As mountains of data continue to accumulate within organisations, businesses are faced with a growing challenge: reversing a situation where a wealth of data is typified by poverty of insights. Business users have entered an era where the appetite for timely decision-facilitating insights is at an all-time high, driving the need for more efficient, automated data analysis and AI.
According to an Alteryx-commissioned survey by IDC released in February 2022, 62% of practitioners and 75% of mid-to-upper management are now expected to use data to make agile and scalable data-driven decisions.
While data-driven decision making produces continuously more beneficial results than gut feeling alone, many businesses still struggle to make data-led decisions a reality… a goal that could be pushed further out of reach by the sheer – ever-increasing – volume of data generated around the globe daily.
Highlighting the wealth of data available for analysis, the daily amount of data created is predicted to grow to over a staggering 180 zettabytes by 2025. Despite businesses already struggling with the rising tide posed by this increase, just 2% of that data is even stored.
In short, if the only data captured is specifically chosen for a narrowly defined purpose, this raises significant questions about the unconscious bias of the person choosing that data and presents a significant barrier to quality insights. Just 2% of a strategy is simply not sufficient.

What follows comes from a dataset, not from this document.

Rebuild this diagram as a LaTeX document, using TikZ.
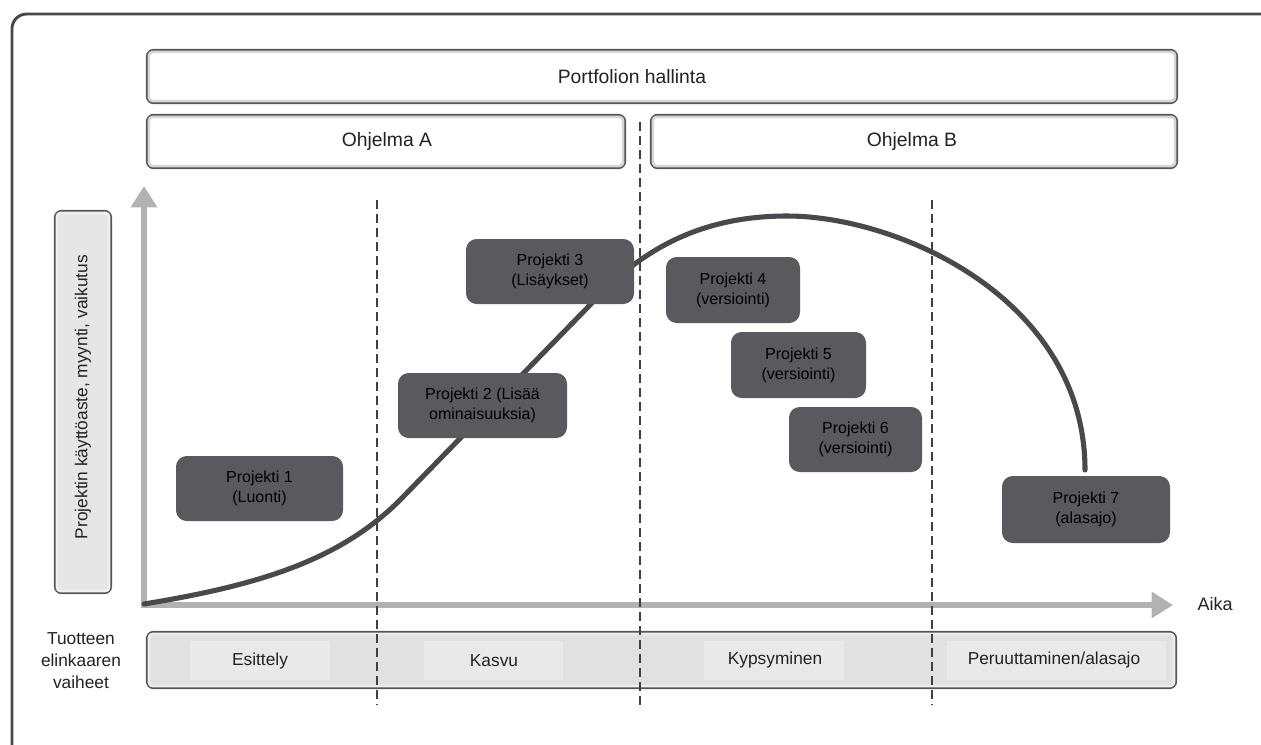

Ethical data insights through AI
Organisations that used to spend days and weeks manually repeating tedious and time-consuming manual processes are turning to AI-powered algorithms to shrink the time and skills barriers needed to make critical decisions. From early cancer detection to checking legal documents, credit applications and insurance claims, AI can be a great help to humans in all parts of our daily lives. But while AI can quickly analyse large volumes of disparate data sources to empower domain experts to make decisions, AI cannot replace human judgment.
Delivering ethical data insights is a decades-long challenge, with hugely biased datasets – codified by non-representative samples and inaccurate conclusions – still referred to and referenced today. There have been numerous instances of biased recruitment algorithms against women and minorities, for example, facial recognition software that has failed to recognise people of colour.
Ethical AI insights are our opportunity to break that chain today and build a strong foundation of quality information and insights for the future… but as the prevalence of these decisions scales up, the pressing need for leadership in AI ethics, and the delivery of an ethical data culture, becomes ever more apparent.
Does your company need a Chief Ethics Officer?
Organisations need to be accountable for AI decisions and demonstrate an audit trail regarding data lineage. In short, if you’re thinking about adopting AI for decision making, it is crucial to keep humans and ethics at the centre of this innovation. Acknowledging the need for proactive governance and ethics planning and ensuring steps to identify and mitigate potential bias within any related training data will help keep responsible and ethical AI at the forefront of business decisions.
According to a report by Gartner, a key factor for any successful AI deployment is a strong level of data management and analytical maturity due to a high dependency on reliable, high-quality data. However, Alteryx commissioned research into data literacy in the UK found that, shockingly, 42% of employees responsible for data work saw data ethics as “irrelevant” to their role – casting a shadow over future AI-based projects. It is crucial that any AI ethics strategy has a human connection baked in and a data culture that reduces bias risks.
The human factor: combining AI efficiency with human intuition
Every enterprise faces unknown market variables, high data volumes and an increased need for speed. What’s changed is the pace at which these variables change and the pressure these decisions are made under.
With data production at one of the highest levels in history, businesses cannot afford for analysis and insights to be slowed down by manual, mundane, and repetitive processes. Data science and AI play a powerful role in gaining an edge and getting ahead of the competition, but ethical AI provides long term benefits and a foundational level of insight accuracy that will – given the right leadership and strategy – pay off both the short and long term.
How do you safeguard models and alleviate any concerns around bias and prejudice? By ensuring domain experts are trained in data literacy to provide more insight into the data gathering and analysis. AI-driven insights have increasingly helped businesses put the responsibility for generating insights in the hands of the people closest to the challenge. We refer to this as the democratisation of insights. It is a key enabler of bias reduction by using those with direct subject knowledge to help develop decisions around that area.
This, combined with establishing a data governance framework, delivers model transparency, accountability and integrity within the data gathering and collection. All are easily achieved through no-code, low-code assisted AI/ML capabilities – allowing anyone to develop models using semi-guided and fully automated machine learning approaches in the training and development of AI.
Today, data is knowledge, and knowledge is power. We see this trend across a huge range of businesses as data-driven decisions continually deliver results. Accessible, repeatable, and ethical AI-driven insights open up a wealth of possibilities to move beyond the hype of AI and operationalise responsible AI – effectively serving as the backbone for trusted, timely decision intelligence.
Only those able to harness automation and AI to tame the complexity, power the refinement, and analyse the terabytes of raw data for fast and sound decisions will be able to drive high-value ethical business outcomes that deliver distinct advantages.
By Alan Jacobson, Chief Data and Analytic Officer at Alteryx.